David Neal, the Future Fund's chief investment officer, said at the briefing that the big macroeconomic trends of the past year, marked by extraordinary central bank monetary stimulus to combat deflation, are likely to persist for a while, but with the U.S. moving to pull back a bit.
Both Mr. Neal and Mark Burgess, the Future Fund’s outgoing managing director, said they don't believe equity markets are overvalued at present but the need to emphasize prudent diversification is growing as the bull market equity trends of the past four years can’t be expected to continue much longer.

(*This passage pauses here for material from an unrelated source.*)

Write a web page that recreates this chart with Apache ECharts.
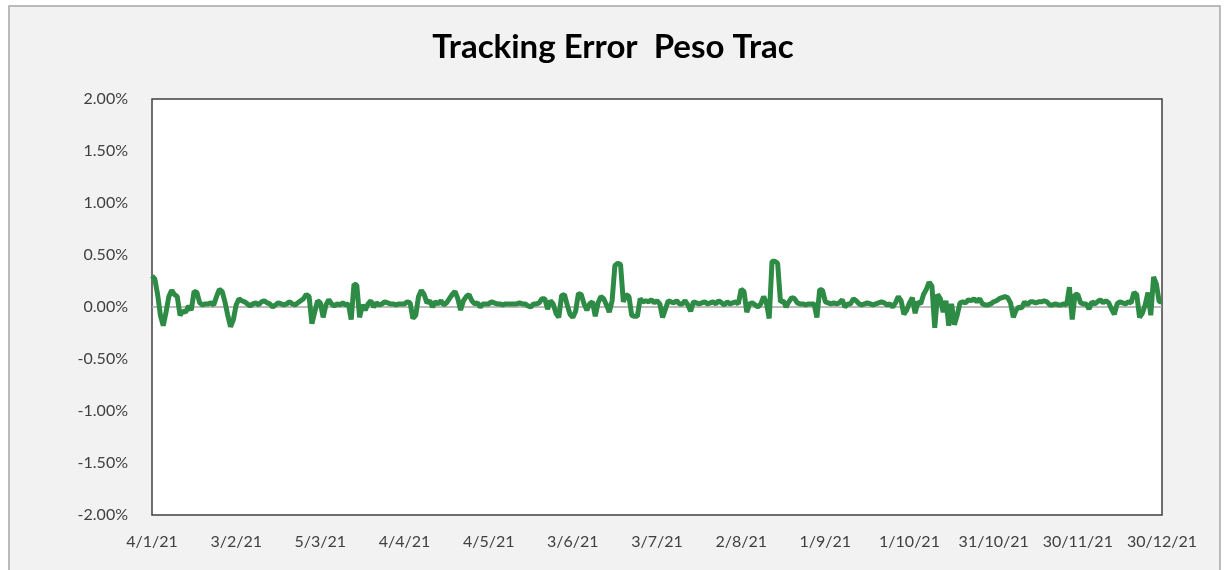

For the Future Fund’s investment team, which pursues a dynamic asset allocation approach, that spells a more challenging environment for the coming year.
“In our view,” Mr. Neal said, valuations across most asset classes — including real estate, infrastructure and credit — “look full … (and) it’s certainly getting harder to find pockets of really interesting valuations.”
As of Dec. 31, the Future Fund’s allocation to public and private equities stood at 50.9%, up from 41.3% the year before.
Within equities, the developed market equities allocation as of Dec. 31 was 24.5%, up 6.4 percentage points from a year earlier, followed by emerging market equities, 8.6%, up 3.3 percentage points.
Private equity, meanwhile, saw a 0.9 percentage point rise to 7.7%, while Australian equities dropped one point to 10.1%.
Allocations to alternative assets stood at 14.6%, down 1.7 points from the year before, while debt securities accounted for 12.2%, down 6.9 points.
Infrastructure and timberland investments stood at 8%, up 1.6 points. Allocations to property claimed a 5.3% share, down 1.3 points. Cash, meanwhile, ended the year with a 9% allocation, down 1.3 points.